With a large Wallaby contingent toughing it out in the UK, the rest of the Super Rugby AU-champion squad were battling their way through an intense three-day camp at the notorious Kokoda Army Barracks training facility at Canungra.
The site has become a favourite of coach Brad Thorn, adopting a similar approach in 2018 ahead of his rookie season.
As they sought to test their mental and physical fortitude, the experience saw a number of their young recruits step up and show leadership qualities beyond their years according to Corporal Wilson Purdue, headlined by highly-touted flyhalves Tom Lynagh and Spencer Jeans.
“We’ve seen some standout players, especially the new junior boys coming on in Spencer Jeans and Tommy Lynagh. They really stood out along with Seru Uru, really good composure throughout the 48 hours taking lead and charge,” Purdue told media last week.
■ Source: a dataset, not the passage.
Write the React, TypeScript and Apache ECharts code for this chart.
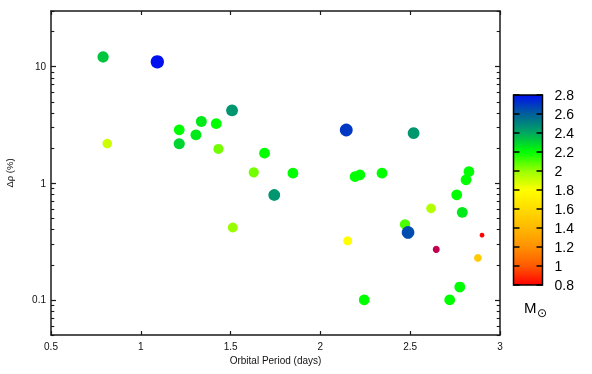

“(Lawson) Creighton was also a standout, very good player…I was very surprised with some of the leadership aspects of the junior players, it was almost you’d expect them to be in a couple of years in a leadership role.
“…They started out unsure of what they were doing, a couple of guys had done stuff like this before so they knew what to expect. At the start, you see guys go a bit gung-ho because they are unsure of how long to expect but the middle and deep periods of the night is where we saw people start to show some of their true colours and attributes.
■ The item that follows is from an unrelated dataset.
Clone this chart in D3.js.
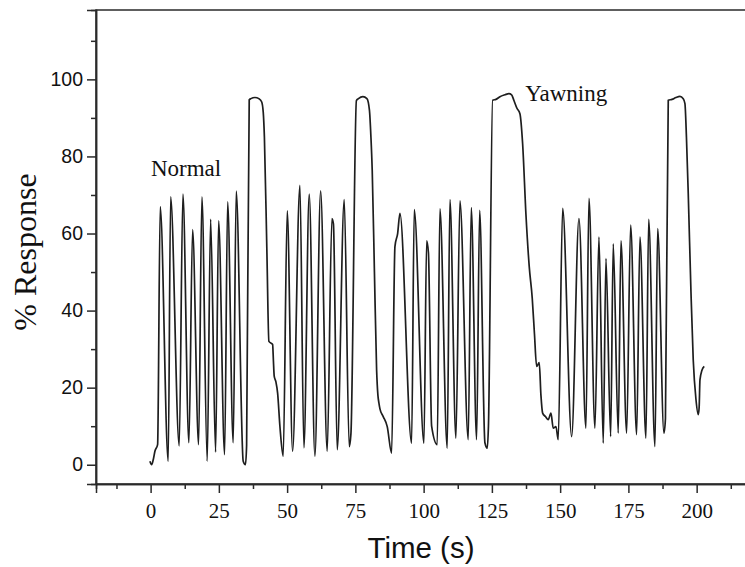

“Hearing all the guys go through the confidence course and get behind each other is a real team-building experience and I really hope they’ve taken a lot out of it."
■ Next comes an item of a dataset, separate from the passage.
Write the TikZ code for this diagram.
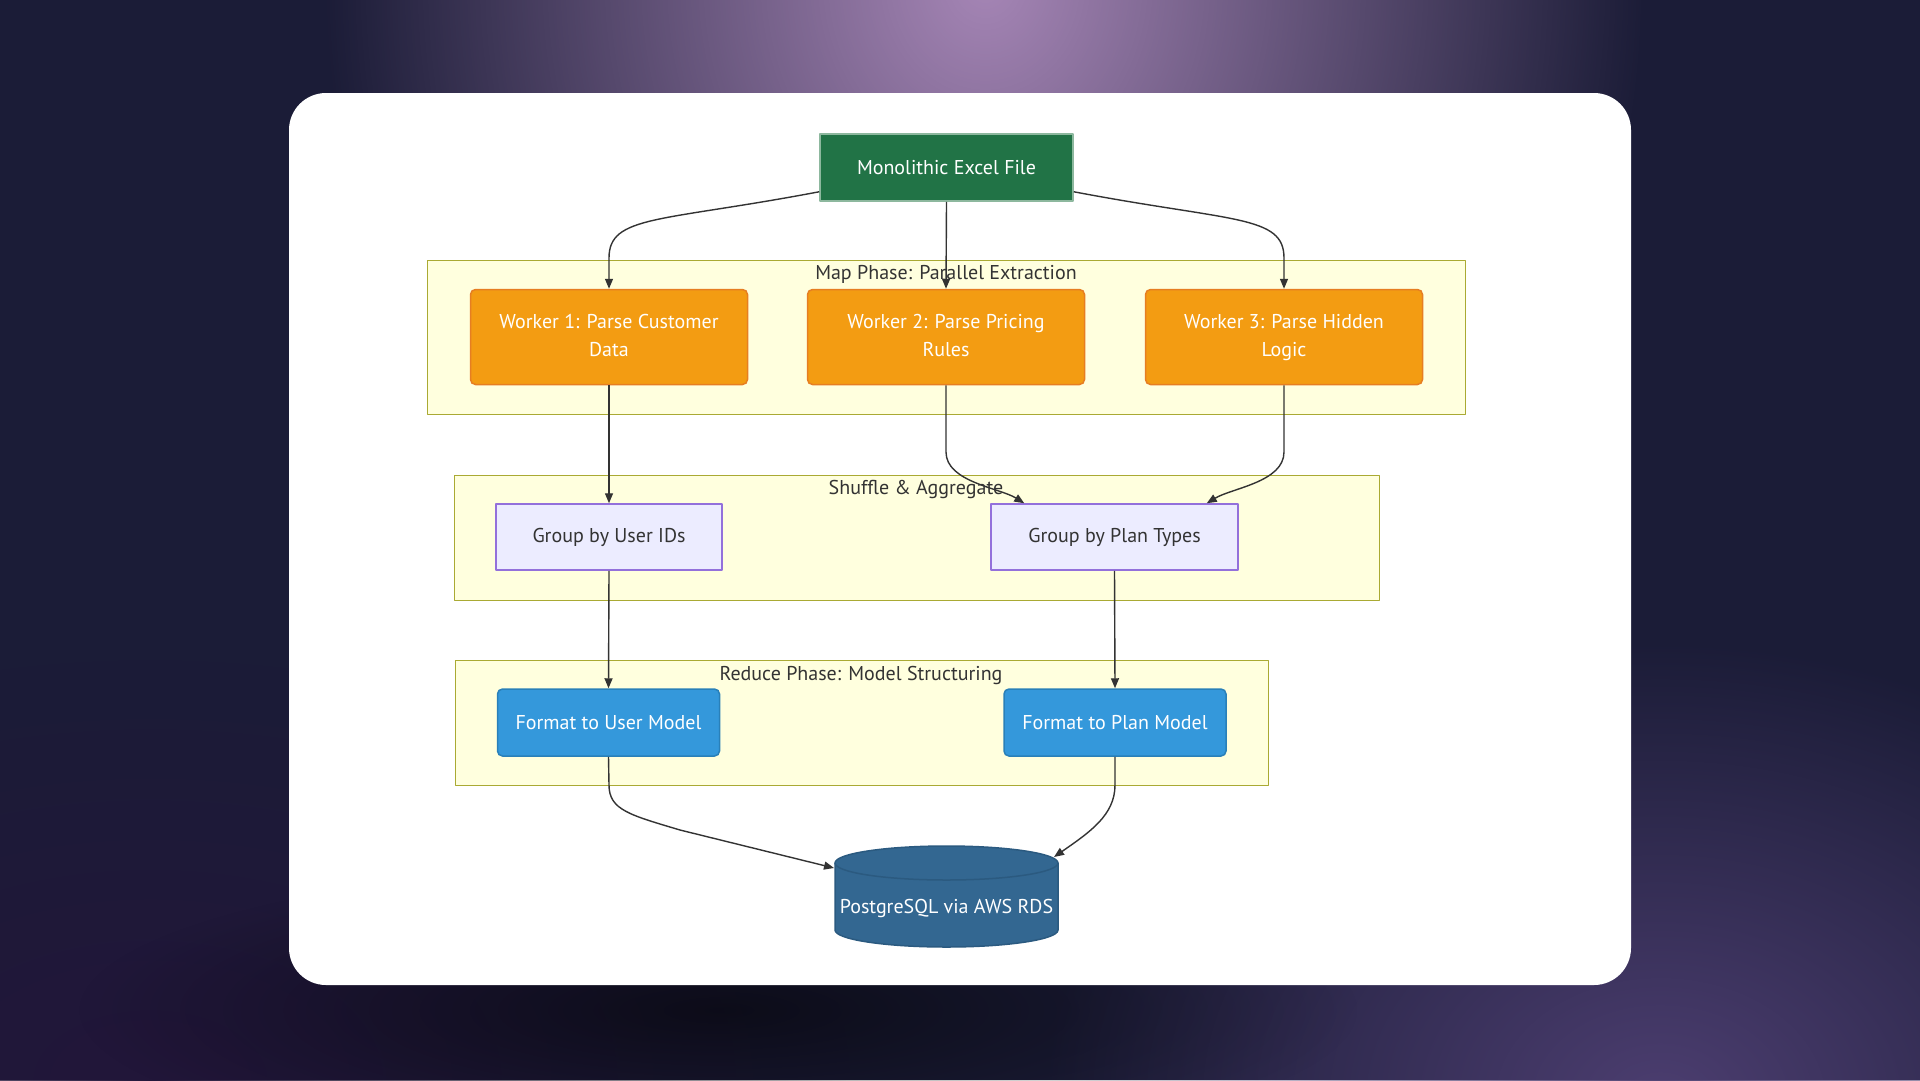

The Reds late-game fight and toughness was a hallmark of their success last year.
In all three games against their main title rivals Brumbies, they would deep dig and find ways to steal victory with just seconds remaining, culminating with an after-the-siren victory during the Grand Final.
After a disappointing Trans-Tasman campaign, the players were eager to solidify their bond and fitness as they look to push for the inaugural Super Rugby Pacific title.
“I think it’s going to draw us all together,” lock Ryan Smith said. “We were split into three different battalions and I had a few boys there that I hadn’t really spoken to but now that we’ve been chatting for three days, looking within to inspire each other to get through the hardships.
“(The experience) can do nothing but bring us tighter together. Even when you are tired, you got to push through and show up for your teammates. To pair the physical and mental side is massive (for us). When you have the 70th minute and a decision to throw a pass or hold it, you want to have mental clarity so to be able to practice things like that at this camp is going to be awesome for our Rugby."
“I think learning how to push when you think you have nothing left, we hadn’t slept for 40+ hours and you think at that point you out of trouble but when you get into the situation, you have to focus on your task and I think being task-orientated, we learnt plenty about when you might be hurting, shutting all that noise off and focusing on what’s to come,” fullback Mac Grealy added.
“When talking to officers, we’re able to translate that into our Rugby, doing obstacles where you don’t know how long it’s going to go so you just have to stay in the fight.”